SET EXERCISE —
Return the data exactly, with all pictures removed.

DATA BLOCK —

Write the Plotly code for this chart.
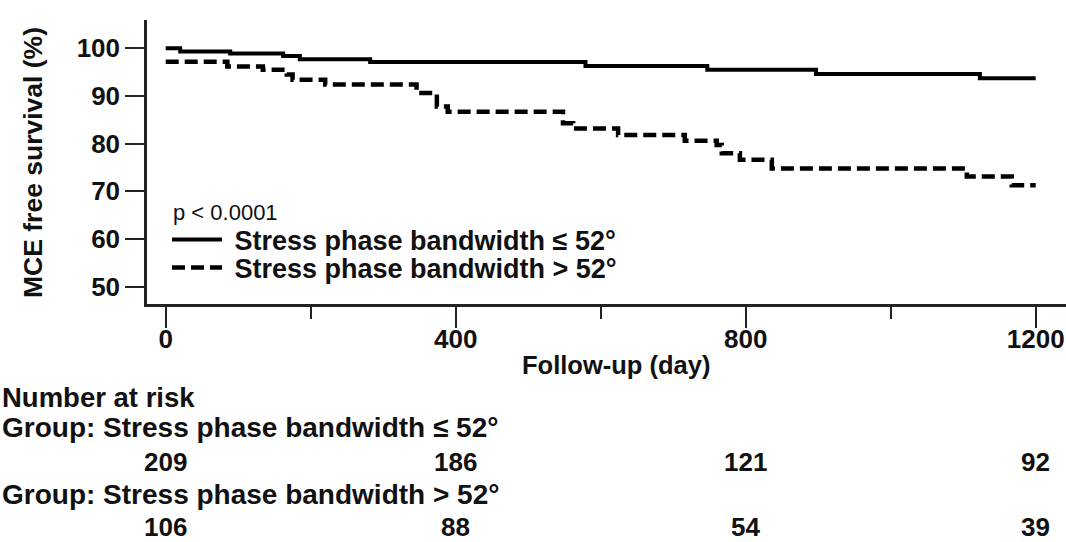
import plotly.graph_objects as go

# ---------------- data ----------------
solid_days = [0, 20, 89, 162, 185, 282, 579, 747, 897, 1123, 1200]
solid_surv = [100, 99.3, 98.9, 98.4, 97.7, 97.1, 96.3, 95.5, 94.6, 93.7, 93.7]

dash_days = [0, 85, 134, 167, 175, 220, 346, 374, 389, 548, 562, 624, 716, 760, 767, 792, 836, 1105, 1167, 1200]
dash_surv = [97.2, 96.2, 95.5, 94.5, 93.4, 92.4, 90.6, 87.8, 86.7, 84.3, 83.2, 81.8, 80.6, 79.7, 78.0, 76.6, 74.8, 73.1, 71.3, 71.3]

series_names = ["Stress phase bandwidth \u2264 52\u00b0", "Stress phase bandwidth > 52\u00b0"]
group_labels = ["Group: Stress phase bandwidth \u2264 52\u00b0", "Group: Stress phase bandwidth > 52\u00b0"]
risk_times = [0, 400, 800, 1200]
risk_low = [209, 186, 121, 92]
risk_high = [106, 88, 54, 39]
x_ticks = [0, 400, 800, 1200]
y_ticks = [50, 60, 70, 80, 90, 100]
p_text = "p < 0.0001"

# ---------------- layout constants ----------------
W, H = 1066, 542
ML, MR, MT, MB = 147, 0, 20, 238
PW, PH = W - ML - MR, H - MT - MB
FONT = "Liberation Sans, Arial, sans-serif"
INK = "#111111"


def px(xp):
    return (xp - ML) / PW


def py(yp):
    return (H - MB - yp) / PH


def bold(size):
    return dict(size=size, family=FONT, color=INK, weight="bold")


fig = go.Figure()
fig.add_trace(go.Scatter(
    x=solid_days, y=solid_surv, mode="lines", line_shape="hv",
    line=dict(color="black", width=4), name="\u00a0" + series_names[0], legend="legend"))
fig.add_trace(go.Scatter(
    x=dash_days, y=dash_surv, mode="lines", line_shape="hv",
    line=dict(color="black", width=4.5, dash="13px,6px"), name="\u00a0" + series_names[1], legend="legend2"))

annotations = []
annotations.append(dict(text="MCE free survival (%)", textangle=-90, xref="paper", yref="paper",
                        x=px(33), y=py(163), xanchor="center", yanchor="middle", showarrow=False,
                        font=bold(26.5)))
annotations.append(dict(text=p_text, xref="paper", yref="paper", x=px(171), y=py(212),
                        xanchor="left", yanchor="middle", showarrow=False,
                        font=dict(size=22, family=FONT, color=INK)))
annotations.append(dict(text="Follow-up (day)", xref="paper", yref="paper", x=px(616), y=py(365),
                        xanchor="center", yanchor="middle", showarrow=False, font=bold(25.5)))
annotations.append(dict(text="Number at risk", xref="paper", yref="paper", x=px(0), y=py(397),
                        xanchor="left", yanchor="middle", showarrow=False, font=bold(27.5)))
for lab, ypix in zip(group_labels, [428, 495]):
    annotations.append(dict(text=lab, xref="paper", yref="paper", x=px(0), y=py(ypix),
                            xanchor="left", yanchor="middle", showarrow=False, font=bold(28)))
for vals, ypix in zip([risk_low, risk_high], [462, 527]):
    for t, v in zip(risk_times, vals):
        annotations.append(dict(text=str(v), xref="x", yref="paper", x=t, y=py(ypix),
                                xanchor="center", yanchor="middle", showarrow=False, font=bold(26)))

legend_common = dict(font=bold(27), bgcolor="rgba(0,0,0,0)", xanchor="left", yanchor="middle",
                     itemwidth=50, borderwidth=0)

fig.update_layout(
    width=W, height=H,
    margin=dict(l=ML, r=MR, t=MT, b=MB, pad=0),
    paper_bgcolor="white", plot_bgcolor="white",
    font=dict(family=FONT, color=INK),
    showlegend=True,
    legend=dict(x=px(167), y=py(240), **legend_common),
    legend2=dict(x=px(167), y=py(268), **legend_common),
    xaxis=dict(range=[-25.8, 1241.8], tickvals=x_ticks, ticktext=[str(v) for v in x_ticks],
               showgrid=False, zeroline=False, showline=True, linecolor="#222", linewidth=2.5,
               ticks="outside", ticklen=21, tickwidth=2, tickcolor="#222",
               ticklabelstandoff=-11,
               minor=dict(dtick=200, tick0=0, ticks="outside", ticklen=12, tickwidth=2,
                          tickcolor="#222", showgrid=False),
               tickfont=bold(26)),
    yaxis=dict(range=[46.37, 105.93], tickvals=y_ticks, showgrid=False, zeroline=False,
               showline=True, linecolor="#222", linewidth=2.5,
               ticks="outside", ticklen=19, tickwidth=2, tickcolor="#222",
               tickfont=bold(26)),
    annotations=annotations,
)

fig.write_html("out.html")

EXERCISE OUTPUT —
Write the Plotly code for this chart.
import plotly.graph_objects as go

# ---------------- data ----------------
solid_days = [0, 20, 89, 162, 185, 282, 579, 747, 897, 1123, 1200]
solid_surv = [100, 99.3, 98.9, 98.4, 97.7, 97.1, 96.3, 95.5, 94.6, 93.7, 93.7]

dash_days = [0, 85, 134, 167, 175, 220, 346, 374, 389, 548, 562, 624, 716, 760, 767, 792, 836, 1105, 1167, 1200]
dash_surv = [97.2, 96.2, 95.5, 94.5, 93.4, 92.4, 90.6, 87.8, 86.7, 84.3, 83.2, 81.8, 80.6, 79.7, 78.0, 76.6, 74.8, 73.1, 71.3, 71.3]

series_names = ["Stress phase bandwidth \u2264 52\u00b0", "Stress phase bandwidth > 52\u00b0"]
group_labels = ["Group: Stress phase bandwidth \u2264 52\u00b0", "Group: Stress phase bandwidth > 52\u00b0"]
risk_times = [0, 400, 800, 1200]
risk_low = [209, 186, 121, 92]
risk_high = [106, 88, 54, 39]
x_ticks = [0, 400, 800, 1200]
y_ticks = [50, 60, 70, 80, 90, 100]
p_text = "p < 0.0001"

# ---------------- layout constants ----------------
W, H = 1066, 542
ML, MR, MT, MB = 147, 0, 20, 238
PW, PH = W - ML - MR, H - MT - MB
FONT = "Liberation Sans, Arial, sans-serif"
INK = "#111111"


def px(xp):
    return (xp - ML) / PW


def py(yp):
    return (H - MB - yp) / PH


def bold(size):
    return dict(size=size, family=FONT, color=INK, weight="bold")


fig = go.Figure()
fig.add_trace(go.Scatter(
    x=solid_days, y=solid_surv, mode="lines", line_shape="hv",
    line=dict(color="black", width=4), name="\u00a0" + series_names[0], legend="legend"))
fig.add_trace(go.Scatter(
    x=dash_days, y=dash_surv, mode="lines", line_shape="hv",
    line=dict(color="black", width=4.5, dash="13px,6px"), name="\u00a0" + series_names[1], legend="legend2"))

annotations = []
annotations.append(dict(text="MCE free survival (%)", textangle=-90, xref="paper", yref="paper",
                        x=px(33), y=py(163), xanchor="center", yanchor="middle", showarrow=False,
                        font=bold(26.5)))
annotations.append(dict(text=p_text, xref="paper", yref="paper", x=px(171), y=py(212),
                        xanchor="left", yanchor="middle", showarrow=False,
                        font=dict(size=22, family=FONT, color=INK)))
annotations.append(dict(text="Follow-up (day)", xref="paper", yref="paper", x=px(616), y=py(365),
                        xanchor="center", yanchor="middle", showarrow=False, font=bold(25.5)))
annotations.append(dict(text="Number at risk", xref="paper", yref="paper", x=px(0), y=py(397),
                        xanchor="left", yanchor="middle", showarrow=False, font=bold(27.5)))
for lab, ypix in zip(group_labels, [428, 495]):
    annotations.append(dict(text=lab, xref="paper", yref="paper", x=px(0), y=py(ypix),
                            xanchor="left", yanchor="middle", showarrow=False, font=bold(28)))
for vals, ypix in zip([risk_low, risk_high], [462, 527]):
    for t, v in zip(risk_times, vals):
        annotations.append(dict(text=str(v), xref="x", yref="paper", x=t, y=py(ypix),
                                xanchor="center", yanchor="middle", showarrow=False, font=bold(26)))

legend_common = dict(font=bold(27), bgcolor="rgba(0,0,0,0)", xanchor="left", yanchor="middle",
                     itemwidth=50, borderwidth=0)

fig.update_layout(
    width=W, height=H,
    margin=dict(l=ML, r=MR, t=MT, b=MB, pad=0),
    paper_bgcolor="white", plot_bgcolor="white",
    font=dict(family=FONT, color=INK),
    showlegend=True,
    legend=dict(x=px(167), y=py(240), **legend_common),
    legend2=dict(x=px(167), y=py(268), **legend_common),
    xaxis=dict(range=[-25.8, 1241.8], tickvals=x_ticks, ticktext=[str(v) for v in x_ticks],
               showgrid=False, zeroline=False, showline=True, linecolor="#222", linewidth=2.5,
               ticks="outside", ticklen=21, tickwidth=2, tickcolor="#222",
               ticklabelstandoff=-11,
               minor=dict(dtick=200, tick0=0, ticks="outside", ticklen=12, tickwidth=2,
                          tickcolor="#222", showgrid=False),
               tickfont=bold(26)),
    yaxis=dict(range=[46.37, 105.93], tickvals=y_ticks, showgrid=False, zeroline=False,
               showline=True, linecolor="#222", linewidth=2.5,
               ticks="outside", ticklen=19, tickwidth=2, tickcolor="#222",
               tickfont=bold(26)),
    annotations=annotations,
)

fig.write_html("out.html")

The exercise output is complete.